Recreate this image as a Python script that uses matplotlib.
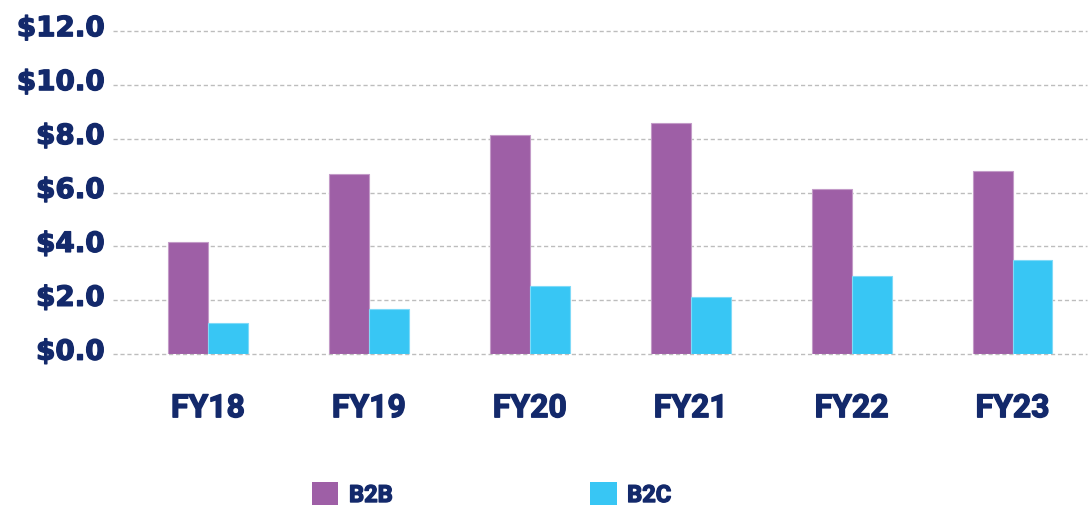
import numpy as np
import matplotlib
matplotlib.use("Agg")
import matplotlib.pyplot as plt
import matplotlib.patheffects as pe
from matplotlib.patches import Patch
from matplotlib.transforms import ScaledTranslation

# --- data (USD) ---
years = ["FY18", "FY19", "FY20", "FY21", "FY22", "FY23"]
b2b = [4.15, 6.69, 8.14, 8.56, 6.12, 6.81]
b2c = [1.15, 1.68, 2.54, 2.12, 2.90, 3.50]
y_ticks = [0, 2, 4, 6, 8, 10, 12]

NAVY = "#13296B"
PURPLE = "#9E5FA6"
CYAN = "#38C6F4"

fig = plt.figure(figsize=(10.89, 5.07), dpi=100)
ax = fig.add_axes([0.1038, 0.3012, 0.894, 0.6382])

x = np.arange(len(years))
w = 0.248
ax.bar(x - w / 2, b2b, w, color=PURPLE, edgecolor="#C39BC8", linewidth=0.8, zorder=3)
ax.bar(x + w / 2, b2c, w, color=CYAN, edgecolor="#7FDAF8", linewidth=0.8, zorder=3)

ax.set_xlim(-0.59, 5.46)
ax.set_ylim(0, 12)
ax.set_yticks(y_ticks)
ax.set_yticklabels([f"${v:.1f}" for v in y_ticks])
ax.set_xticks(x)
ax.set_xticklabels(years)

for s in ax.spines.values():
    s.set_visible(False)
ax.yaxis.grid(True, color="#BDBDBD", linestyle=(0, (3, 2)), linewidth=1.0, zorder=0)
for gl in ax.get_ygridlines():
    gl.set_clip_on(False)
ax.tick_params(axis="both", length=0)
ax.tick_params(axis="y", pad=6)
ax.tick_params(axis="x", pad=28)

thick = [pe.withStroke(linewidth=1.0, foreground=NAVY)]
for lbl in ax.get_yticklabels():
    lbl.set_fontfamily("DejaVu Sans")
    lbl.set_fontweight("bold")
    lbl.set_fontsize(20)
    lbl.set_color(NAVY)
    lbl.set_path_effects(thick)
    lbl.set_transform(lbl.get_transform() + ScaledTranslation(0, 4 / 72, fig.dpi_scale_trans))
for lbl in ax.get_xticklabels():
    lbl.set_fontfamily(["Roboto", "DejaVu Sans"])
    lbl.set_fontweight("bold")
    lbl.set_fontsize(23)
    lbl.set_color(NAVY)
    lbl.set_path_effects(thick)

handles = [Patch(facecolor=PURPLE, label="B2B"), Patch(facecolor=CYAN, label="B2C")]
leg = fig.legend(handles=handles, loc="lower left", bbox_to_anchor=(0.2865, 0.0),
                 ncol=2, frameon=False, borderpad=0, borderaxespad=0,
                 handlelength=1.12, handleheight=1.12, handletextpad=0.45,
                 columnspacing=8.35,
                 prop={"family": ["Roboto", "DejaVu Sans"],
                       "weight": "bold", "size": 17})
for t in leg.get_texts():
    t.set_color(NAVY)
    t.set_path_effects(thick)

fig.savefig("out.png", dpi=100)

THE EXERCISE:
Begin at the first line of the data above and repeat each line exactly, stopping after the line containing "ax.set_xticklabels(years)". Omit the pictures.

CORRECT OUTPUT:
Recreate this image as a Python script that uses matplotlib.
import numpy as np
import matplotlib
matplotlib.use("Agg")
import matplotlib.pyplot as plt
import matplotlib.patheffects as pe
from matplotlib.patches import Patch
from matplotlib.transforms import ScaledTranslation

# --- data (USD) ---
years = ["FY18", "FY19", "FY20", "FY21", "FY22", "FY23"]
b2b = [4.15, 6.69, 8.14, 8.56, 6.12, 6.81]
b2c = [1.15, 1.68, 2.54, 2.12, 2.90, 3.50]
y_ticks = [0, 2, 4, 6, 8, 10, 12]

NAVY = "#13296B"
PURPLE = "#9E5FA6"
CYAN = "#38C6F4"

fig = plt.figure(figsize=(10.89, 5.07), dpi=100)
ax = fig.add_axes([0.1038, 0.3012, 0.894, 0.6382])

x = np.arange(len(years))
w = 0.248
ax.bar(x - w / 2, b2b, w, color=PURPLE, edgecolor="#C39BC8", linewidth=0.8, zorder=3)
ax.bar(x + w / 2, b2c, w, color=CYAN, edgecolor="#7FDAF8", linewidth=0.8, zorder=3)

ax.set_xlim(-0.59, 5.46)
ax.set_ylim(0, 12)
ax.set_yticks(y_ticks)
ax.set_yticklabels([f"${v:.1f}" for v in y_ticks])
ax.set_xticks(x)
ax.set_xticklabels(years)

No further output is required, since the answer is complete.